Powerchip 2Q26 Gross Margin Rises to 28%; DRAM Shortage to Extend Through 2027
0xBroomberg
Powerchip posted NT$17.29 billion in Q2 revenue, up 27% sequentially and 53% year-on-year, with gross margin surging to 28% — driven almost entirely by DRAM price hikes the company expects to persist through 2027.
What do the headline numbers show?
Q2 revenue hit NT$17.29 billion (~US$538 million), up 27% quarter-on-quarter and 53% year-on-year. Gross margin reached 28%, an 18-point jump from Q1.
Operating margin flipped to 21%, versus a loss in the year-ago quarter. This means → Powerchip went from red to a 20%-plus margin in twelve months.
First-half net income totalled NT$17.52 billion, though that includes a one-off gain from selling the Tongluo fab to Micron in Q1. Strip that out and recurring profit still improved markedly.
Why did gross margin leap so far in one quarter?
The main driver: DRAM average selling prices rose sharply. Shipment volume also grew, while utilisation held at 87%–88%, keeping the cost base roughly flat.
In plain terms = sell about the same volume, charge a lot more per wafer, and costs barely move — margin expands almost mechanically.

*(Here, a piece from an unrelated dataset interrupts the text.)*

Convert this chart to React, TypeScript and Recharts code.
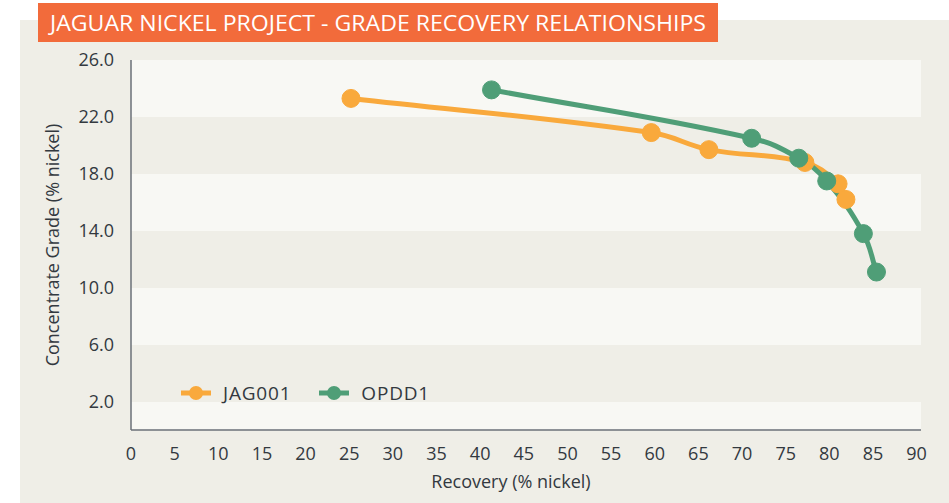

DRAM now accounts for 46% of Q2 revenue; add flash at ~6% and memory totals 52%, overtaking logic foundry as the largest revenue source.
How are the non-DRAM business lines doing?
Logic foundry did not shrink — both shipments and ASP grew. DRAM simply rose faster, compressing logic's share.
3D AI foundry revenue share climbed from 3.2% in Q1 to 5.4%, expanding in absolute terms.
Power-management ICs (PMIC) contributed 15%, discretes 12%, image sensors 4%, and high-voltage processes roughly 7% — a reasonably diversified product mix.
The July price hike was 45% — when will it show up?
Powerchip completed a first round of structural DRAM repricing in February; the effect began flowing through from June. In July it raised wafer-start prices by another ~45%.
Production-cycle lag means the new pricing won't hit reported revenue until November. This means → November and December should show a step-function rise in both revenue and margin.
July itself may see a brief slowdown as the company relocates Tongluo equipment back to Hsinchu and adjusts annual taxes. August onward, management expects momentum to re-accelerate.
Can the DRAM shortage really last until 2027?
Management's call: the global DRAM supply-demand gap will persist through 2027, with memory's revenue share still rising.
Utilisation already sits at 87%–88% and is expected to approach full capacity in Q3–Q4. In plain terms = the fabs are nearly maxed out, leaving little room for a quick supply response — the tight-supply picture is hard to break in the near term.
The key test: whether the 45% July wafer-start hike converts into a visible revenue step in November. If it does, the shortage thesis holds; if the uplift disappoints, markets will reassess the whole narrative.
Content is for reference only, not financial advice.